Expect any number of unexpected treasures at any night of Poetry at Florey’s. Like the unknown couple who came in, the man fresh out of jail who got up on stage and said he’d written this poem the day he was given his sentence and realized what was going to happen to him.
“And then he read this poem that was so powerful and so heartbreaking,” says Rose-Walker. “We were all crying.”
Or the time the young girl came in with her mother to read a poem at open mic that she’d written for a school assignment about her sister.
“This poem just knocked everybody’s socks off. We loved it and we loved her,” says Rose-Walker, remembering a standing ovation.
“It was just the kind of thing that you want to have happen. That somebody could feel that they could do this at this place. That’s the upside of being a little homespun venue, that people are not going to get scared by it,” she said.
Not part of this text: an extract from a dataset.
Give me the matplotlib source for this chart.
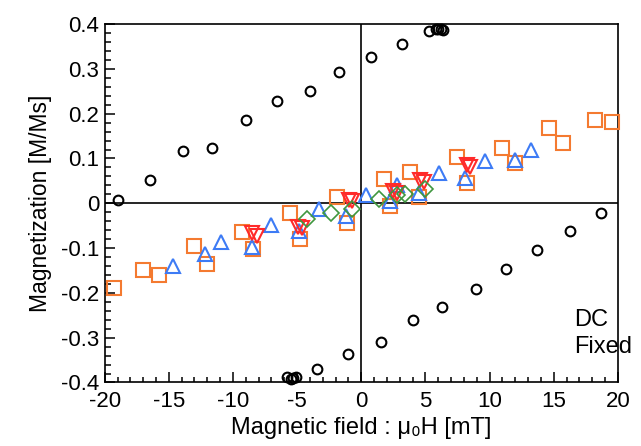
import matplotlib
matplotlib.use("Agg")
import matplotlib.pyplot as plt
from matplotlib.ticker import MultipleLocator

plt.rcParams['font.family'] = ['Liberation Sans', 'DejaVu Sans']
plt.rcParams['axes.unicode_minus'] = False

# DC fixed data
circ_x = [-19.0, -16.5, -13.9, -11.6, -9.0, -6.6, -4.0, -1.7, 0.75, 3.2, 5.3, 5.8, 6.0, 6.2, 6.4,
          -5.8, -5.5, -5.3, -5.1, -3.45, -1.0, 1.5, 4.0, 6.3, 8.95, 11.3, 13.7, 16.3, 18.7]
circ_y = [0.008, 0.053, 0.117, 0.123, 0.187, 0.228, 0.25, 0.292, 0.327, 0.356, 0.384, 0.388, 0.39, 0.389, 0.387,
          -0.388, -0.392, -0.39, -0.388, -0.37, -0.337, -0.309, -0.261, -0.232, -0.191, -0.147, -0.105, -0.061, -0.022]

sq_x = [-19.3, -17.0, -15.75, -13.05, -12.06, -9.3, -8.43, -5.58, -4.75, -1.9, -1.1,
        1.8, 2.26, 3.76, 4.5, 7.45, 8.2, 11.0, 11.97, 14.65, 15.75, 18.2, 19.5]
sq_y = [-0.19, -0.149, -0.159, -0.095, -0.135, -0.064, -0.103, -0.022, -0.079, 0.013, -0.043,
        0.054, -0.006, 0.07, 0.015, 0.103, 0.046, 0.124, 0.091, 0.168, 0.134, 0.187, 0.181]

tri_x = [-14.7, -12.2, -10.9, -8.5, -7.0, -4.85, -3.27, -1.19, 0.38, 2.26, 2.78, 4.46,
         6.07, 8.1, 9.65, 11.98, 13.2]
tri_y = [-0.14, -0.113, -0.086, -0.097, -0.049, -0.061, -0.013, -0.028, 0.018, 0.006, 0.041, 0.022,
         0.068, 0.057, 0.094, 0.097, 0.119]

inv_x = [-8.5, -8.1, -4.9, -4.6, -0.95, -0.7, 2.5, 2.8, 4.55, 4.85, 8.2, 8.5]
inv_y = [-0.066, -0.072, -0.052, -0.056, 0.008, 0.004, 0.028, 0.024, 0.052, 0.048, 0.086, 0.082]

dia_x = [-4.2, -2.4, -0.7, 1.4, 2.8, 3.4, 5.0]
dia_y = [-0.036, -0.021, -0.013, 0.01, 0.019, 0.02, 0.033]

xticks = [-20, -15, -10, -5, 0, 5, 10, 15, 20]
xtick_labels = ['-20', '-15', '-10', '-5', '0', '5', '10', '15', '20']
yticks = [-0.4, -0.3, -0.2, -0.1, 0, 0.1, 0.2, 0.3, 0.4]
ytick_labels = ['-0.4', '-0.3', '-0.2', '-0.1', '0', '0.1', '0.2', '0.3', '0.4']

fig = plt.figure(figsize=(6.41, 4.46), dpi=100)
ax = fig.add_axes([0.1633, 0.1424, 0.8007, 0.8036])

ax.axhline(0, color='black', lw=1.2, zorder=1)
ax.axvline(0, color='black', lw=1.2, zorder=1)

ax.plot(circ_x, circ_y, 'o', ms=7, mfc='none', mec='black', mew=1.5, clip_on=False, zorder=3)
ax.plot(sq_x, sq_y, 's', ms=9.5, mfc='none', mec='#F47A30', mew=1.5, clip_on=False, zorder=3)
ax.plot(tri_x, tri_y, '^', ms=10.5, mfc='none', mec='#3D7BF5', mew=1.5, zorder=3)
ax.plot(inv_x, inv_y, 'v', ms=10.5, mfc='none', mec='#FF2A2A', mew=1.5, zorder=3)
ax.plot(dia_x, dia_y, 'D', ms=8.5, mfc='none', mec='#3F973F', mew=1.2, zorder=3)

ax.set_xlim(-20, 20)
ax.set_ylim(-0.4, 0.4)
ax.set_xticks(xticks)
ax.set_xticklabels(xtick_labels)
ax.set_yticks(yticks)
ax.set_yticklabels(ytick_labels)
ax.xaxis.set_minor_locator(MultipleLocator(1))
ax.yaxis.set_minor_locator(MultipleLocator(0.02))
ax.tick_params(axis='both', which='both', direction='in', top=False, right=False,
               labelsize=16, width=1.1, colors='black')
ax.tick_params(axis='x', which='major', length=7, pad=6)
ax.tick_params(axis='x', which='minor', length=3.5)
ax.tick_params(axis='y', which='major', length=7, pad=4)
ax.tick_params(axis='y', which='minor', length=4.5)
for s in ax.spines.values():
    s.set_linewidth(1.2)

ax.set_xlabel('Magnetic field : \u03bc\u2080H [mT]', fontsize=17, labelpad=4)
ax.set_ylabel('Magnetization [M/Ms]', fontsize=16.5, labelpad=6)

ax.text(16.6, -0.29, 'DC\nFixed', fontsize=17, ha='left', va='center', linespacing=1.3)

fig.savefig('out.png', dpi=100)
plt.close(fig)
The aesthetics have also been important to Rose-Walker, who brings food, drinks, tablecloths and flowers, and organizes two featured poets to read before open mic begins. She and her husband worked like bookends at the event; she manages the front of the room and he manned the back, holding the event together.
“We would sort of divide and conquer,” says Rose-Walker. “And it became very clear that he’s in the back and I’m in the front, but this energy is converging.”
That poetic dance between Rose-Walker and her husband can’t help but remind you of the two trees. But the view from Rose-Walker’s chair has changed. The space between the trees has grown in over the years. In August came the shocking news that Bob Walker had terminal cancer.
Before his death, he completed an anthology of Rose-Walker’s writing called “Celtic Ray.” He chose an interwoven circular graphic for the cover. The poems are bound by what Rose-Walker calls an ancient Celt perspective.
“Like their interlaced design, their paths are twining around and always lead back to the center. That is probably the single most important idea about what their life perspective was—that everything, in other words, is connected,” she says.
Rose-Walker now wears a new necklace that resembles the graphic on the cover of her “Celtic Ray” anthology.
“I bought this this year as a gift for Bob to give to me because, if he had seen it, he would have bought it for me,” she says.
Rose-Walker has given herself another gift, too. She will continue on with the poetry series at Florey’s Book Co. and to keep breathing poems to life—now, with a much bigger audience.
“To me, the poetry reading is an endangered species. It’s an ephemerally beautiful thing. And it’s the reason I finally decided I would go on with my series even though Bob has died. Because poetry is about the heart,” says Rose-Walker. “We all need to be able to share our hearts.”